Cubes noirs, costumes sobres aux couleurs de terre, musique d’Ibrahim Maalouf : les paroles et les regards sont d’autant mis en valeur que le décor est minimaliste. Ce spectacle est composé de « témoignages, poèmes de réfugiés et scènes créées par nous-mêmes », comme le détaille Eve, 17 ans, en Première aussi. Il tire son titre d’un poème de Warsan Shire, poète anglo-somalien. Tous les acteurs jouent d’ailleurs plusieurs rôles. « Cela permet de montrer l’opposition entre les témoignages de réfugiés et l’opinion de ceux qui ne veulent pas les accueillir, analyse William. Dans une scène, je joue un journaliste qui décrit et présente un endroit dans le désert qui va devenir le plus grand camp de réfugiés au monde ». Eve incarne notamment une femme « au cœur brisé » dont le mari est allé se battre « dans une guerre stupide, une guerre qui n’était pas la sienne ». Une guerre qui a bouleversé sa vie et qui a rendu les hommes qu’elle aime « incapables de revenir à une vie normale ».

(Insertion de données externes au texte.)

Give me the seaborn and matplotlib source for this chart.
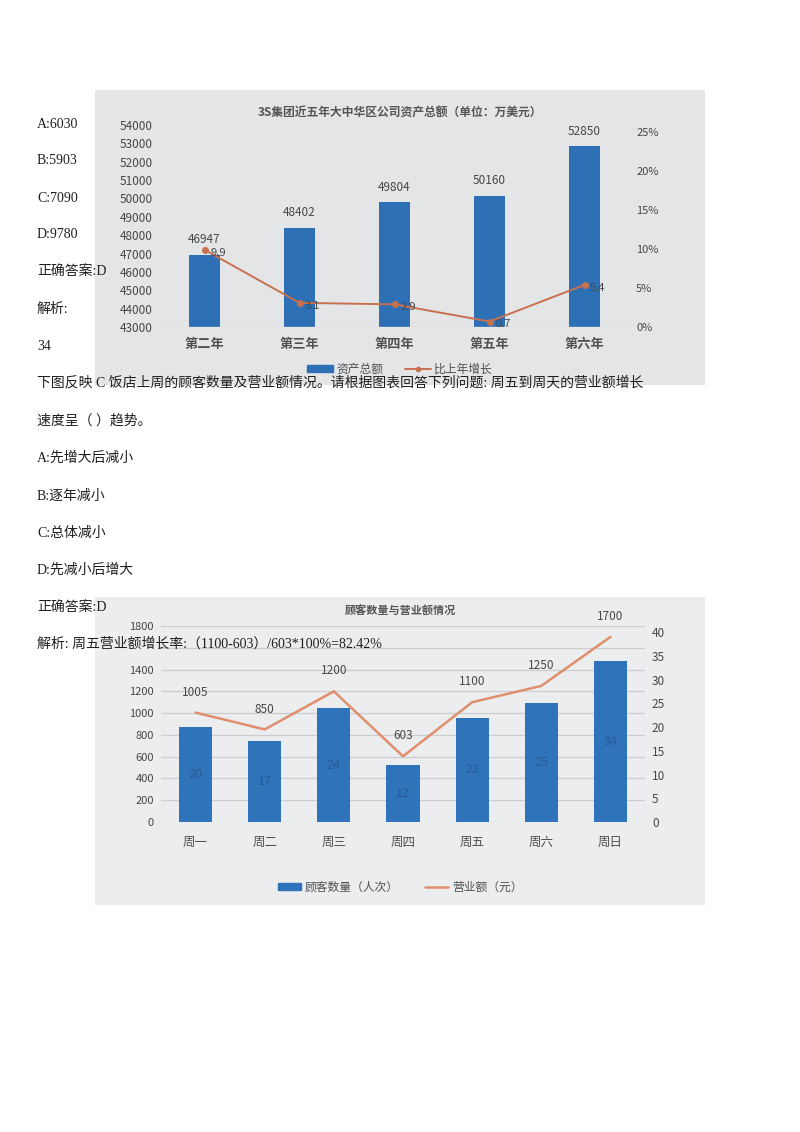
import numpy as np
import pandas as pd
import seaborn as sns
import matplotlib.pyplot as plt
from matplotlib.patches import Rectangle, Patch
from matplotlib.lines import Line2D

# chart 1 data
years = ['第二年', '第三年', '第四年', '第五年', '第六年']
assets = [46947, 48402, 49804, 50160, 52850]
growth = [9.9, 3.1, 2.9, 0.7, 5.4]
asset_ticks = list(range(43000, 55000, 1000))
growth_ticks = [0, 5, 10, 15, 20, 25]

# chart 2 data
days = ['周一', '周二', '周三', '周四', '周五', '周六', '周日']
customers = [20, 17, 24, 12, 22, 25, 34]
revenue = [1005, 850, 1200, 603, 1100, 1250, 1700]
revenue_ticks = list(range(0, 2000, 200))
customer_ticks = list(range(0, 45, 5))

# page text
page_lines = [
    'A:6030', 'B:5903', 'C:7090', 'D:9780', '正确答案:D', '解析:', '34',
    '下图反映 C 饭店上周的顾客数量及营业额情况。请根据图表回答下列问题: 周五到周天的营业额增长',
    '速度呈（ ）趋势。',
    'A:先增大后减小', 'B:逐年减小', 'C:总体减小', 'D:先减小后增大',
    '正确答案:D',
    '解析: 周五营业额增长率:（1100-603）/603*100%=82.42%',
]
page_y = [125, 161, 198, 235, 271, 309, 346, 383, 421, 458, 496, 533, 570, 607, 644]

sns.set_style("white")
plt.rcParams['font.family'] = ['Noto Sans CJK SC', 'DejaVu Sans']
plt.rcParams['axes.unicode_minus'] = False

W, H = 800, 1132
fig = plt.figure(figsize=(W / 100, H / 100), dpi=100)


def box(l, t, r, b):
    # pixel box -> figure fraction [left, bottom, width, height]
    return [l / W, 1 - b / H, (r - l) / W, (b - t) / H]


def px(x, y):
    return x / W, 1 - y / H


blue = '#2d70b6'
orange1 = '#c8704e'
orange2 = '#e08f6c'
gray_txt = '#474747'

# photo backgrounds
for (l, t, r, b), c in [((95, 90, 705, 385), '#e3e5e7'), ((95, 597, 705, 905), '#ebedee')]:
    fig.patches.append(Rectangle((l / W, 1 - b / H), (r - l) / W, (b - t) / H,
                                 transform=fig.transFigure, facecolor=c,
                                 edgecolor='none', zorder=-1))

# ---------------- chart 1 ----------------
ax1 = fig.add_axes(box(157, 125, 632, 327))
ax1.patch.set_visible(False)
sns.barplot(x=years, y=assets, ax=ax1, color=blue, saturation=1, width=0.33, linewidth=0)
ax1.bar_label(ax1.containers[0], labels=[str(v) for v in assets],
              padding=6, fontsize=8.5, color=gray_txt)
ax1.set_ylim(43000, 54000)
ax1.set_yticks(asset_ticks)
ax1.set_yticklabels([str(v) for v in asset_ticks])
ax1.axhline(43000, color='#cfd1d3', lw=1)

ax1r = ax1.twinx()
sns.pointplot(x=years, y=growth, ax=ax1r, color=orange1, markers='o',
              markersize=4, linewidth=1.4, errorbar=None)
for i, g in enumerate(growth):
    ax1r.annotate(f'{g}', (i, g), xytext=(4, -2), textcoords='offset points',
                  va='center', ha='left', fontsize=8, color=gray_txt)
ax1r.set_ylim(0, 25.9)
ax1r.set_yticks(growth_ticks)
ax1r.set_yticklabels([f'{v}%' for v in growth_ticks])

for a in (ax1, ax1r):
    a.set_xlim(-0.5, 4.5)
    a.set_xlabel('')
    a.set_ylabel('')
    for s in a.spines.values():
        s.set_visible(False)
    a.tick_params(length=0, labelsize=8.5, colors=gray_txt, pad=3)
ax1r.tick_params(labelsize=8)
ax1.set_xticks(range(len(years)))
ax1.set_xticklabels(years, fontsize=9.5, fontweight='bold', color='#505050')
ax1.tick_params(axis='x', pad=7)

fig.text(*px(400, 113), '3S集团近五年大中华区公司资产总额（单位：万美元）',
         ha='center', va='center', fontsize=8.5, fontweight='bold', color='#555555')
fig.legend([Patch(color=blue), Line2D([], [], color=orange1, marker='o', markersize=3, lw=1.4)],
           ['资产总额', '比上年增长'], loc='center', bbox_to_anchor=px(400, 369),
           ncol=2, frameon=False, fontsize=8.5, handlelength=2.2, handleheight=0.6,
           handletextpad=0.3, columnspacing=1.8, labelcolor='#505050')

# ---------------- chart 2 ----------------
ax2 = fig.add_axes(box(161, 626, 645, 822))
ax2.patch.set_visible(False)
# revenue line + grid on the left axis (underneath), customer bars on the right axis
sns.pointplot(x=days, y=revenue, ax=ax2, color=orange2, markers='o',
              markersize=0, linewidth=1.8, errorbar=None)
for i, v in enumerate(revenue):
    ax2.annotate(str(v), (i, v), xytext=(0, 10), textcoords='offset points',
                 ha='center', va='bottom', fontsize=8.5, color=gray_txt)
ax2.set_ylim(0, 1800)
ax2.set_yticks(revenue_ticks)
# the 1600 label sits under the answer text in the reference
ax2.set_yticklabels(['' if v == 1600 else str(v) for v in revenue_ticks])
ax2.grid(axis='y', color='#cbcdcf', lw=0.9)
ax2.set_axisbelow(True)

ax2r = ax2.twinx()
ax2r.patch.set_visible(False)
sns.barplot(x=days, y=customers, ax=ax2r, color='#2f74ba', saturation=1, width=0.48, linewidth=0)
ax2r.bar_label(ax2r.containers[0], labels=[str(v) for v in customers],
               label_type='center', fontsize=9, color='#2a5a98')
ax2r.set_ylim(0, 41.3)
ax2r.set_yticks(customer_ticks)
ax2r.grid(False)

for a in (ax2, ax2r):
    a.set_xlim(-0.5, 6.5)
    a.set_xlabel('')
    a.set_ylabel('')
    for s in a.spines.values():
        s.set_visible(False)
    a.tick_params(length=0, labelsize=8, colors=gray_txt, pad=5)
ax2r.tick_params(labelsize=8.5)
ax2.set_xticks(range(len(days)))
ax2.set_xticklabels(days, fontsize=9, color='#505050')
ax2.tick_params(axis='x', pad=10)

fig.text(*px(400, 611), '顾客数量与营业额情况', ha='center', va='center',
         fontsize=8, fontweight='bold', color='#555555')
fig.legend([Patch(color='#2f74ba'), Line2D([], [], color=orange2, lw=1.8)],
           ['顾客数量（人次）', '营业额（元）'], loc='center', bbox_to_anchor=px(400, 887),
           ncol=2, frameon=False, fontsize=8.5, handlelength=2.0, handleheight=0.6,
           handletextpad=0.3, columnspacing=2.2, labelcolor='#505050')

# ---------------- page text ----------------
for t, y in zip(page_lines, page_y):
    fig.text(*px(37, y), t, ha='left', va='center', fontsize=10, color='#1e1e1e',
             family=['Liberation Serif', 'Noto Sans CJK SC'], zorder=5)

fig.savefig('out.png', dpi=100)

Eve se réjouit que, dans son établissement scolaire, la pièce ait suscité une prise de conscience au sujet des réfugiés. « Nous l’avons jouée pour tous les élèves de Terminale (plus de 220) et pour d’autres classes volontaires. Je pense qu’elle leur a ouvert les yeux ». Maud Savary en est alors convaincue : « Il faut que cette pièce ait un avenir ».
« Nous avons été bouleversés »
Or, en Afrique du Sud, la responsable de la Section internationale échange avec Colin Northmore, qui dirige un établissement mariste, le Sacred Heart College de Johannesbourg. Il y a monté le programme « Three2Six » (« 15h-18h ») qui scolarise, chaque après-midi, 150 enfants réfugiés originaires des pays limitrophes. Il invite les jeunes de Fénelon à venir jouer dans son école !

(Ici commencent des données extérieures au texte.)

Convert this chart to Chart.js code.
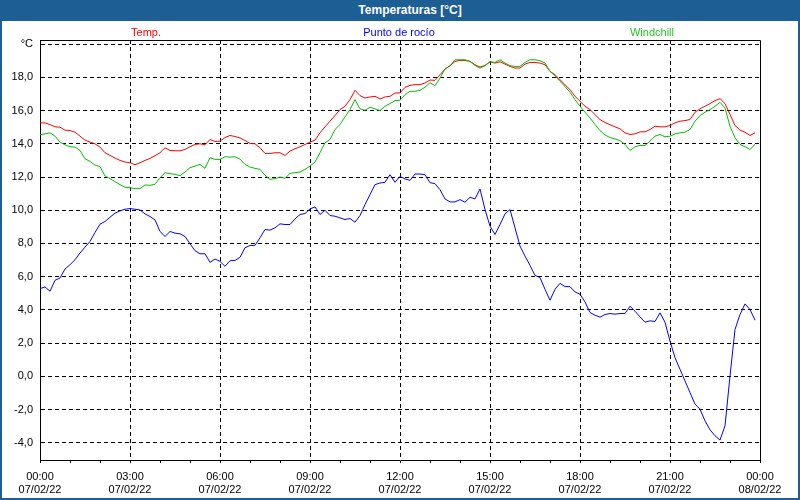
<!DOCTYPE html>
<html>
<head>
<meta charset="utf-8">
<title>Temperaturas</title>
<script src="https://cdn.jsdelivr.net/npm/chart.js@4"></script>
<style>
    html, body { margin: 0; padding: 0; background: #fff; }
    #fenetre { position: absolute; left: 0; top: 0; width: 800px; height: 500px; overflow: hidden; background: #fff; }
    #graphique { position: absolute; left: 0; top: 0; }
    #titre { position: absolute; left: 0; top: 0; width: 800px; height: 21px; background: #1d5e95; color: #fff;
             font: bold 12px "Liberation Sans", Arial, sans-serif; text-align: center; line-height: 21px;
             box-sizing: border-box; padding-left: 20px; }
    .serie { position: absolute; top: 25px; font: 11px "Liberation Sans", Arial, sans-serif; line-height: 14px;
             transform: translateX(-50%); white-space: nowrap; }
    #cadre { position: absolute; left: 0; top: 0; width: 800px; height: 500px; box-sizing: border-box;
             border: 2px solid #1d5e95; pointer-events: none; }
</style>
</head>
<body>
<div id="fenetre">
    <canvas id="graphique" width="800" height="500"></canvas>
    <div id="titre">Temperaturas [°C]</div>
    <div class="serie" style="left:146px;color:#ff0000">Temp.</div>
    <div class="serie" style="left:399px;color:#0000ff">Punto de rocío</div>
    <div class="serie" style="left:652px;color:#22c822">Windchill</div>
    <div id="cadre"></div>
</div>
<script>
// Mesures toutes les 10 minutes, de 00:00 à 23:50 (07/02/22)
const pasMinutes = 10;

const temperatura = [
    15.26, 15.26, 15.16, 15.02, 15.0, 14.82, 14.8, 14.7, 14.46, 14.22,
    14.1, 14.0, 13.8, 13.46, 13.3, 13.14, 13.0, 12.9, 12.86, 12.74,
    12.86, 13.0, 13.12, 13.28, 13.46, 13.76, 13.6, 13.58, 13.58, 13.66,
    13.82, 13.96, 14.0, 13.94, 14.26, 14.14, 14.16, 14.38, 14.5, 14.44,
    14.35, 14.2, 14.02, 14.0, 13.76, 13.42, 13.42, 13.46, 13.46, 13.3,
    13.56, 13.7, 13.82, 13.96, 14.1, 14.22, 14.66, 15.02, 15.36, 15.7,
    16.06, 16.26, 16.66, 17.22, 16.9, 16.76, 16.82, 16.86, 16.7, 16.82,
    16.86, 17.06, 17.06, 17.4, 17.52, 17.56, 17.56, 17.66, 17.84, 17.82,
    18.16, 18.5, 18.7, 18.96, 19.02, 19.02, 18.96, 18.76, 18.62, 18.72,
    18.94, 18.86, 18.94, 18.8, 18.66, 18.56, 18.56, 18.8, 18.9, 18.9,
    18.86, 18.76, 18.36, 18.16, 17.86, 17.56, 17.26, 16.86, 16.56, 16.26,
    16.06, 15.76, 15.46, 15.28, 15.15, 15.02, 14.9, 14.66, 14.56, 14.6,
    14.72, 14.72, 14.86, 15.06, 15.02, 15.02, 15.1, 15.26, 15.36, 15.4,
    15.46, 15.9, 16.1, 16.26, 16.42, 16.6, 16.72, 16.42, 15.76, 15.1,
    14.82, 14.7, 14.5, 14.66
];

const puntoRocio = [
    5.28, 5.38, 5.12, 5.78, 5.92, 6.46, 6.72, 7.02, 7.42, 7.78,
    8.12, 8.66, 9.16, 9.32, 9.58, 9.82, 9.96, 10.06, 10.1, 10.06,
    10.02, 9.78, 9.62, 9.42, 8.72, 8.42, 8.72, 8.62, 8.58, 8.42,
    7.98, 7.56, 7.38, 7.38, 6.86, 7.06, 6.92, 6.62, 6.96, 6.98,
    7.16, 7.74, 7.88, 7.88, 8.34, 8.84, 8.8, 8.94, 9.18, 9.14,
    9.14, 9.48, 9.74, 9.8, 10.08, 10.2, 9.74, 10.0, 9.68, 9.64,
    9.54, 9.44, 9.5, 9.28, 9.68, 10.34, 10.94, 11.54, 11.64, 11.68,
    12.14, 11.68, 12.04, 11.88, 11.8, 12.18, 12.18, 12.14, 11.66, 11.6,
    11.24, 10.68, 10.5, 10.5, 10.64, 10.48, 10.78, 10.68, 11.28, 10.04,
    9.04, 8.54, 9.14, 9.78, 10.04, 8.94, 7.84, 7.24, 6.68, 6.08,
    5.94, 5.24, 4.58, 5.24, 5.6, 5.4, 5.4, 5.08, 4.94, 4.48,
    3.84, 3.68, 3.56, 3.72, 3.78, 3.74, 3.78, 3.78, 4.22, 3.92,
    3.58, 3.26, 3.34, 3.3, 3.82, 3.26, 2.12, 1.12, 0.42, -0.28,
    -0.98, -1.68, -1.98, -2.68, -3.22, -3.58, -3.84, -2.98, 0.02, 2.82,
    3.72, 4.36, 4.02, 3.38
];

const windchill = [
    14.54, 14.6, 14.66, 14.46, 14.1, 13.94, 13.82, 13.8, 13.6, 13.1,
    12.94, 12.72, 12.62, 12.06, 11.9, 11.72, 11.54, 11.38, 11.36, 11.3,
    11.3, 11.52, 11.5, 11.56, 11.96, 12.26, 12.2, 12.16, 12.08, 12.3,
    12.56, 12.66, 12.76, 12.52, 13.16, 13.06, 13.06, 13.22, 13.2, 13.22,
    13.08, 12.76, 12.6, 12.52, 12.46, 12.1, 11.86, 11.9, 12.0, 11.92,
    12.22, 12.26, 12.3, 12.46, 12.66, 12.9, 13.46, 14.06, 14.26, 14.86,
    15.16, 15.62, 16.06, 16.66, 16.1, 16.02, 16.2, 16.1, 16.0, 16.26,
    16.42, 16.6, 16.62, 16.96, 17.16, 17.16, 17.22, 17.41, 17.68, 17.5,
    17.96, 18.5, 18.7, 19.06, 19.06, 19.06, 18.96, 18.72, 18.56, 18.7,
    18.94, 18.9, 19.06, 18.86, 18.7, 18.66, 18.66, 18.9, 19.06, 19.06,
    19.0, 18.86, 18.36, 18.1, 17.76, 17.46, 17.1, 16.66, 16.26, 15.9,
    15.56, 15.16, 14.79, 14.53, 14.38, 14.29, 14.19, 13.96, 13.6, 13.82,
    13.9, 13.9, 14.16, 14.46, 14.56, 14.42, 14.46, 14.6, 14.66, 14.7,
    14.86, 15.36, 15.7, 15.9, 16.06, 16.26, 16.5, 16.16, 15.06, 14.36,
    13.96, 13.82, 13.66, 13.96
];

// Axe des temps : graduations toutes les heures, étiquettes toutes les 3 heures
const heuresEtiquettes = ['00:00', '03:00', '06:00', '09:00', '12:00', '15:00', '18:00', '21:00', '00:00'];
const datesEtiquettes = ['07/02/22', '07/02/22', '07/02/22', '07/02/22', '07/02/22', '07/02/22', '07/02/22', '07/02/22', '08/02/22'];
const valeursY = [-4, -2, 0, 2, 4, 6, 8, 10, 12, 14, 16, 18, 20];
const uniteY = '°C';

document.addEventListener('DOMContentLoaded', function() {
    const ctx = document.getElementById('graphique').getContext('2d');

    const minutes = temperatura.map((v, i) => i * pasMinutes);

    Chart.defaults.font.family = '"Liberation Sans", Arial, sans-serif';
    Chart.defaults.font.size = 11;
    Chart.defaults.color = '#000';

    // Cadre noir en haut et à droite de la zone du graphique
    const cadre = {
        id: 'cadre',
        beforeDatasetsDraw(chart) {
            const a = chart.chartArea;
            const c = chart.ctx;
            c.save();
            c.strokeStyle = '#000';
            c.lineWidth = 1;
            c.beginPath();
            c.moveTo(a.left, Math.round(a.top) + 0.5);
            c.lineTo(Math.round(a.right) + 0.5, Math.round(a.top) + 0.5);
            c.lineTo(Math.round(a.right) + 0.5, a.bottom);
            c.stroke();
            c.restore();
        }
    };

    new Chart(ctx, {
        type: 'line',
        data: {
            labels: minutes,
            datasets: [{
                label: 'Temp.',
                data: temperatura,
                borderColor: '#ff0000',
                borderWidth: 1,
                order: 2
            }, {
                label: 'Punto de rocío',
                data: puntoRocio,
                borderColor: '#0000ff',
                borderWidth: 1,
                order: 1
            }, {
                label: 'Windchill',
                data: windchill,
                borderColor: '#00c000',
                borderWidth: 1,
                order: 0
            }]
        },
        options: {
            responsive: false,
            animation: false,
            events: [],
            elements: {
                point: { radius: 0 },
                line: { tension: 0, fill: false }
            },
            layout: {
                padding: { top: 40, right: 40, left: 0, bottom: 0 }
            },
            plugins: {
                legend: { display: false },
                tooltip: { enabled: false }
            },
            scales: {
                x: {
                    type: 'linear',
                    min: 0,
                    max: 1440,
                    afterBuildTicks: function(scale) {
                        const t = [];
                        for (let m = 0; m <= 1440; m += 60) t.push({ value: m });
                        scale.ticks = t;
                    },
                    afterFit: function(scale) { scale.height = 40; },
                    ticks: {
                        autoSkip: false,
                        maxRotation: 0,
                        padding: 7,
                        callback: function(value) {
                            if (value % 180 !== 0) return '';
                            const k = value / 180;
                            return [heuresEtiquettes[k], datesEtiquettes[k]];
                        }
                    },
                    grid: {
                        color: function(c) {
                            const v = c.tick ? c.tick.value : 0;
                            return (v % 180 === 0 && v > 0 && v < 1440) ? '#000' : 'rgba(0,0,0,0)';
                        },
                        tickColor: '#000',
                        tickLength: 3,
                        lineWidth: 1
                    },
                    border: { color: '#000', dash: [4, 3] }
                },
                y: {
                    min: -5.04,
                    max: 20.25,
                    afterBuildTicks: function(scale) {
                        scale.ticks = valeursY.map(v => ({ value: v }));
                    },
                    afterFit: function(scale) { scale.width = 40; },
                    ticks: {
                        padding: 7,
                        callback: function(value) {
                            if (value === 20) return uniteY;
                            return value.toFixed(1).replace('.', ',');
                        }
                    },
                    grid: {
                        color: '#000',
                        drawTicks: false,
                        lineWidth: 1
                    },
                    border: { color: '#000', dash: [4, 3] }
                }
            }
        },
        plugins: [cadre]
    });
});
</script>
</body>
</html>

En France, parents et enfants se mobilisent pour ce projet théâtral et solidaire un peu fou car il doit durer douze jours et comprend une démarche de service de la part des jeunes. Mais pourquoi partir si loin quand Vintimille – la frontière franco-italienne – est à une heure de route ? « C’est toute la communauté éducative qui est impliquée. Les parents d’élèves préparent des colis tous les vendredis pour les familles des enfants réfugiés. Pour nous, c’était un exemple qui justifie d’être allé si loin » argumente Maud.
Là-bas, Eve se souvient avoir écouté le témoignage de deux jeunes sans papiers de son âge, anciens bénéficiaires du programme : « Ils nous ont raconté leur histoire. Nous avons été bouleversés ». Les 24 participants se sont rendus compte que les petits dont ils s’occupaient tous les jours deviendraient un jour ces adolescents.
« La pièce jouée avant et celle jouée après ne sont plus du tout les mêmes, confirme Maud. Ils se sentent aujourd’hui la voix et le corps de ceux à qui on ne donne pas la parole. Le spectacle a pris une dimension humaine très forte ». Grâce à ces rencontres, quelque chose de l’ordre de l’Incarnation a eu lieu.
« Le passage qui me touche le plus dans la pièce est le personnage d’Alya, une femme réfugiée depuis plus de soixante-dix ans. J’ai des frissons à chaque fois que ce témoignage est joué. Je trouve l’histoire de cette femme terrible et je voudrais tellement qu’on puisse donner aux personnes comme elles un chez soi… » confie William.
« Le texte, qui existe en français et en anglais, a suscité un énorme travail de traduction, reconnaît Maud. Nous l’avons déposé pour qu’il ne soit pas réutilisé ».
L’éducation et l’art pour changer le monde
Désormais investis d’une « mission », les jeunes ont représenté douze fois « Home », en français ou en anglais, comme à Genève, devant 800 jeunes et représentants d’ONG ou encore à Cannes, à guichet fermé. Le public ne s’y trompe pas : « claque énorme », « spectacle qui renvoie à notre humanité ».
Le Père Carlos Caetano, cs, directeur du SNPMPI, a vu certains acteurs les larmes aux yeux : « Je pense que ces larmes n’étaient pas du « théâtre » mais témoignaient d’une compassion sincère devant la narration de la souffrance de l’exil ». D’ailleurs, lors de cette représentation, de nombreux migrants étaient dans l’assistance. « Certains avec des histoires similaires à celles racontées. Pour eux, ça n’a pas été un simple spectacle, mais presque une expérience cathartique » estime-t-il.
Pourquoi a-t-elle tant soutenu cette pièce ? « Etre en Section internationale, c’est s’ouvrir au monde. Pour moi, le parcours de formation passe par la prise de conscience qu’on est tous frères et sœurs en humanité ». Elle a ainsi organisé un parcours-découverte des lieux de culte à Lyon ou proposé une initiation à l’engagement solidaire, notamment la préparation de repas et la collecte de vêtements pour les migrants à Vintimille. Au-delà la formation académique, c’est le développement humain intégral qui est visé.
« Ces jeunes sont l’avenir. Quelle que soit leur religion ou leur non-religion, ils ont foi en l’humanité. J’ai fait beaucoup de choses avec mes élèves. Mais de cette ampleur et de cette profondeur ? Jamais ! Si on laisse aux jeunes un peu d’autonomie et l’occasion de s’exprimer, ils font des merveilles. Il faut juste leur faire confiance » conclut Maud, non sans fierté.